-- Prompt --
Extract the lines of the material below, beginning with the first and ending with the line that holds "const xTicks = [3500, 3000, 2500, 2000, 1500, 1000, 500];". Skip every picture.

-- Data provided --

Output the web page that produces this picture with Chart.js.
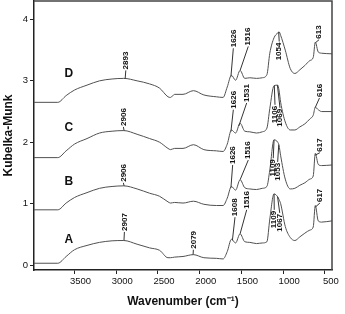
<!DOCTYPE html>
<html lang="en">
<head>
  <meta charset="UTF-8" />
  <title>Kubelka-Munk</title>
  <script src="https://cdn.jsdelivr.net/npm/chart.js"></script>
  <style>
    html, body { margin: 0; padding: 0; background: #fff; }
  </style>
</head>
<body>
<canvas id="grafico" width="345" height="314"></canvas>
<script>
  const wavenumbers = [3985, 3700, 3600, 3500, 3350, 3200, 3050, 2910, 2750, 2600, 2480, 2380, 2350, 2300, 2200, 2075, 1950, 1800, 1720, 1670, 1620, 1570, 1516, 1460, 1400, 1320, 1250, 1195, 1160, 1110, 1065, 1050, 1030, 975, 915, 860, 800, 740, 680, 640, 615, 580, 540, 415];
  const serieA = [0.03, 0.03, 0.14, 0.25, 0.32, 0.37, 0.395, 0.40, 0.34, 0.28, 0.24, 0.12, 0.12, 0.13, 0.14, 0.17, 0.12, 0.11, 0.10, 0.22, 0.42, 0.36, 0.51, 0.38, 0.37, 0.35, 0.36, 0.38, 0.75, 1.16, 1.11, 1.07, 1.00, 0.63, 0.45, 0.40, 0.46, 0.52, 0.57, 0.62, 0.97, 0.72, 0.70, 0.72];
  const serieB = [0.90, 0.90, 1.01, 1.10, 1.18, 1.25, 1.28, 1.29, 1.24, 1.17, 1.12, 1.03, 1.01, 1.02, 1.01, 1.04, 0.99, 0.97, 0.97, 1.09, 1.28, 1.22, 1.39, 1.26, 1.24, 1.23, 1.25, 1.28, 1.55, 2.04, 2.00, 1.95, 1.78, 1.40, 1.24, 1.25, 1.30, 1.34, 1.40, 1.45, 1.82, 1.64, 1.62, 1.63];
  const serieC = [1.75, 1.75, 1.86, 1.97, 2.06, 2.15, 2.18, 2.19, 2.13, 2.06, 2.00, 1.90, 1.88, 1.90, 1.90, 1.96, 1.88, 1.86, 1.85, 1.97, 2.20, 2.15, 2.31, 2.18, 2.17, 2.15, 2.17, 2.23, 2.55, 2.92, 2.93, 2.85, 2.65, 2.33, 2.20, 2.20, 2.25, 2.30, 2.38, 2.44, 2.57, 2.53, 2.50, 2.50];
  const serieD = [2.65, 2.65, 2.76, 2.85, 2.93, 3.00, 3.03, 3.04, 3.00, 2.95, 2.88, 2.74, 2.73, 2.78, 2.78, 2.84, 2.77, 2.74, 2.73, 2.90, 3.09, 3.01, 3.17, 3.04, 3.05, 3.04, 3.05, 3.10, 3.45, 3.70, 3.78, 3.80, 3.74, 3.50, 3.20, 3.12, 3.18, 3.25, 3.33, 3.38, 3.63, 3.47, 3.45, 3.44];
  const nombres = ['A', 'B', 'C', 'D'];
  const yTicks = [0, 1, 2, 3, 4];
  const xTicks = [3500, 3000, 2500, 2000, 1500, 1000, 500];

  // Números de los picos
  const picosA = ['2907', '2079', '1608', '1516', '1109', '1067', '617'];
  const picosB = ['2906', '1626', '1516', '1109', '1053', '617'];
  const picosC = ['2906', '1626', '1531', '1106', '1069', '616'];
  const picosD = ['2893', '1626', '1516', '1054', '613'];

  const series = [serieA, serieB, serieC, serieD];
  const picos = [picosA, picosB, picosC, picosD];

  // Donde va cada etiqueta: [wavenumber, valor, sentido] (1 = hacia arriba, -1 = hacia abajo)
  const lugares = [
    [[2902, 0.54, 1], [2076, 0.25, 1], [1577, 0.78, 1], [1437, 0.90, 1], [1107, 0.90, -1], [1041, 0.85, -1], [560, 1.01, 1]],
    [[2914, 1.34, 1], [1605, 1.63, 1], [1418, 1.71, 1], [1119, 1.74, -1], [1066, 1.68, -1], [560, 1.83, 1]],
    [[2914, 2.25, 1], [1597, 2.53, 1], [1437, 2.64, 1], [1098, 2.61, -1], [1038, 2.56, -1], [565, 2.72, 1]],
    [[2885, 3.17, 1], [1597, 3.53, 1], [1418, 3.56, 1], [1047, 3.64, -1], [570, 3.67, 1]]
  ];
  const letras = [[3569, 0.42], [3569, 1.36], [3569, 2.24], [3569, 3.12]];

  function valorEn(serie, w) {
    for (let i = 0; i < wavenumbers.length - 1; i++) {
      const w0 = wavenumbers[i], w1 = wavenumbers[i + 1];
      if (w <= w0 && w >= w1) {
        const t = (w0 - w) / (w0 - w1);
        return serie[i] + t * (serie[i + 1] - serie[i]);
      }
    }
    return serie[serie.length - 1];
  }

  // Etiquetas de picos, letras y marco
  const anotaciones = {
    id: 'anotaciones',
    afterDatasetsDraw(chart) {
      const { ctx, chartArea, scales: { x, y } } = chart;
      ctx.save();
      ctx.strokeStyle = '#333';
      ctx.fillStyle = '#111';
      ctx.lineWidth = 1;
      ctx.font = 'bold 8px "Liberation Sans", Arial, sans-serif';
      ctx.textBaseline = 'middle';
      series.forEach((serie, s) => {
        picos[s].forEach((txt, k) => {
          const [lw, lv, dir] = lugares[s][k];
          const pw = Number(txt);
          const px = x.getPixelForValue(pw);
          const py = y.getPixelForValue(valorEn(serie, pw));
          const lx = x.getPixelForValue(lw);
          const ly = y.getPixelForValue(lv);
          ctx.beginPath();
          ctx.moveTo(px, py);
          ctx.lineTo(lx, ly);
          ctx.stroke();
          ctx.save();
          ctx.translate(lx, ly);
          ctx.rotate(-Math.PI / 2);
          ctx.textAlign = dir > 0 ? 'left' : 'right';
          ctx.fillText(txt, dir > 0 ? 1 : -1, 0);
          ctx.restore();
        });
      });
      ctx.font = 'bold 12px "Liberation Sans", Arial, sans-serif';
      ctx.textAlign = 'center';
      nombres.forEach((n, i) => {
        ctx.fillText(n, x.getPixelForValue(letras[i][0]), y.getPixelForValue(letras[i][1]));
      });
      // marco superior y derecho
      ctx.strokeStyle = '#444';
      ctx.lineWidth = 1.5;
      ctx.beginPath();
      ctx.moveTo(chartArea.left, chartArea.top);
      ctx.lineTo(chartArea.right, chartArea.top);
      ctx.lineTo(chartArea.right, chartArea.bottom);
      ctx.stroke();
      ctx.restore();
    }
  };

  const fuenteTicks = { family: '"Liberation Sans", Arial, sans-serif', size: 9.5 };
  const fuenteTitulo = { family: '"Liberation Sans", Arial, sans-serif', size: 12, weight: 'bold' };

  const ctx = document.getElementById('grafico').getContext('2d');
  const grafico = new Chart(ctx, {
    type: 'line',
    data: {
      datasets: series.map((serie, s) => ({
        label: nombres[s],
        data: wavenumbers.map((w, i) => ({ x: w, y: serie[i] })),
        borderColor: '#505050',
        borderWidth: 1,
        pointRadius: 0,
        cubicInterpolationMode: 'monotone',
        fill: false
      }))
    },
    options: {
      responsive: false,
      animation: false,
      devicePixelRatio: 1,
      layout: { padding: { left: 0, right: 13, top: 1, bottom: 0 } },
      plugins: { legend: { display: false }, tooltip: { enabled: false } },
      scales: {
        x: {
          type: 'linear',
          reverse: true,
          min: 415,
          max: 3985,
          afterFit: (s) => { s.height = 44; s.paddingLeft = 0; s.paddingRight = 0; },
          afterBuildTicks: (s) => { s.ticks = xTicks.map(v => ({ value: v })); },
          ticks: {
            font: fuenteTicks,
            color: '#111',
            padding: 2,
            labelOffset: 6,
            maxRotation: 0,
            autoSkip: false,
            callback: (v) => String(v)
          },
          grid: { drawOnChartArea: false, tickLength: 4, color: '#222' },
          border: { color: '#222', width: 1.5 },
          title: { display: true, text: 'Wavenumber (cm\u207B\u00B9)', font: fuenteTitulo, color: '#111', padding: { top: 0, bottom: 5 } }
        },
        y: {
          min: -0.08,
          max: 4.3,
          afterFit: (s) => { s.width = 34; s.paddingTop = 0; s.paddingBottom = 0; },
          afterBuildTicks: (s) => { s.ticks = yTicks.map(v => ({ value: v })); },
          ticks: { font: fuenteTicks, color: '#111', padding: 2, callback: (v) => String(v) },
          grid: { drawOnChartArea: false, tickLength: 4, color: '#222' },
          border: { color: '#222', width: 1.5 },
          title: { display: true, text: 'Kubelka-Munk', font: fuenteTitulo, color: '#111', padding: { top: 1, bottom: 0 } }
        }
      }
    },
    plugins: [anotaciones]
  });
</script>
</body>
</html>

-- Solution for this exercise --
Output the web page that produces this picture with Chart.js.
<!DOCTYPE html>
<html lang="en">
<head>
  <meta charset="UTF-8" />
  <title>Kubelka-Munk</title>
  <script src="https://cdn.jsdelivr.net/npm/chart.js"></script>
  <style>
    html, body { margin: 0; padding: 0; background: #fff; }
  </style>
</head>
<body>
<canvas id="grafico" width="345" height="314"></canvas>
<script>
  const wavenumbers = [3985, 3700, 3600, 3500, 3350, 3200, 3050, 2910, 2750, 2600, 2480, 2380, 2350, 2300, 2200, 2075, 1950, 1800, 1720, 1670, 1620, 1570, 1516, 1460, 1400, 1320, 1250, 1195, 1160, 1110, 1065, 1050, 1030, 975, 915, 860, 800, 740, 680, 640, 615, 580, 540, 415];
  const serieA = [0.03, 0.03, 0.14, 0.25, 0.32, 0.37, 0.395, 0.40, 0.34, 0.28, 0.24, 0.12, 0.12, 0.13, 0.14, 0.17, 0.12, 0.11, 0.10, 0.22, 0.42, 0.36, 0.51, 0.38, 0.37, 0.35, 0.36, 0.38, 0.75, 1.16, 1.11, 1.07, 1.00, 0.63, 0.45, 0.40, 0.46, 0.52, 0.57, 0.62, 0.97, 0.72, 0.70, 0.72];
  const serieB = [0.90, 0.90, 1.01, 1.10, 1.18, 1.25, 1.28, 1.29, 1.24, 1.17, 1.12, 1.03, 1.01, 1.02, 1.01, 1.04, 0.99, 0.97, 0.97, 1.09, 1.28, 1.22, 1.39, 1.26, 1.24, 1.23, 1.25, 1.28, 1.55, 2.04, 2.00, 1.95, 1.78, 1.40, 1.24, 1.25, 1.30, 1.34, 1.40, 1.45, 1.82, 1.64, 1.62, 1.63];
  const serieC = [1.75, 1.75, 1.86, 1.97, 2.06, 2.15, 2.18, 2.19, 2.13, 2.06, 2.00, 1.90, 1.88, 1.90, 1.90, 1.96, 1.88, 1.86, 1.85, 1.97, 2.20, 2.15, 2.31, 2.18, 2.17, 2.15, 2.17, 2.23, 2.55, 2.92, 2.93, 2.85, 2.65, 2.33, 2.20, 2.20, 2.25, 2.30, 2.38, 2.44, 2.57, 2.53, 2.50, 2.50];
  const serieD = [2.65, 2.65, 2.76, 2.85, 2.93, 3.00, 3.03, 3.04, 3.00, 2.95, 2.88, 2.74, 2.73, 2.78, 2.78, 2.84, 2.77, 2.74, 2.73, 2.90, 3.09, 3.01, 3.17, 3.04, 3.05, 3.04, 3.05, 3.10, 3.45, 3.70, 3.78, 3.80, 3.74, 3.50, 3.20, 3.12, 3.18, 3.25, 3.33, 3.38, 3.63, 3.47, 3.45, 3.44];
  const nombres = ['A', 'B', 'C', 'D'];
  const yTicks = [0, 1, 2, 3, 4];
  const xTicks = [3500, 3000, 2500, 2000, 1500, 1000, 500];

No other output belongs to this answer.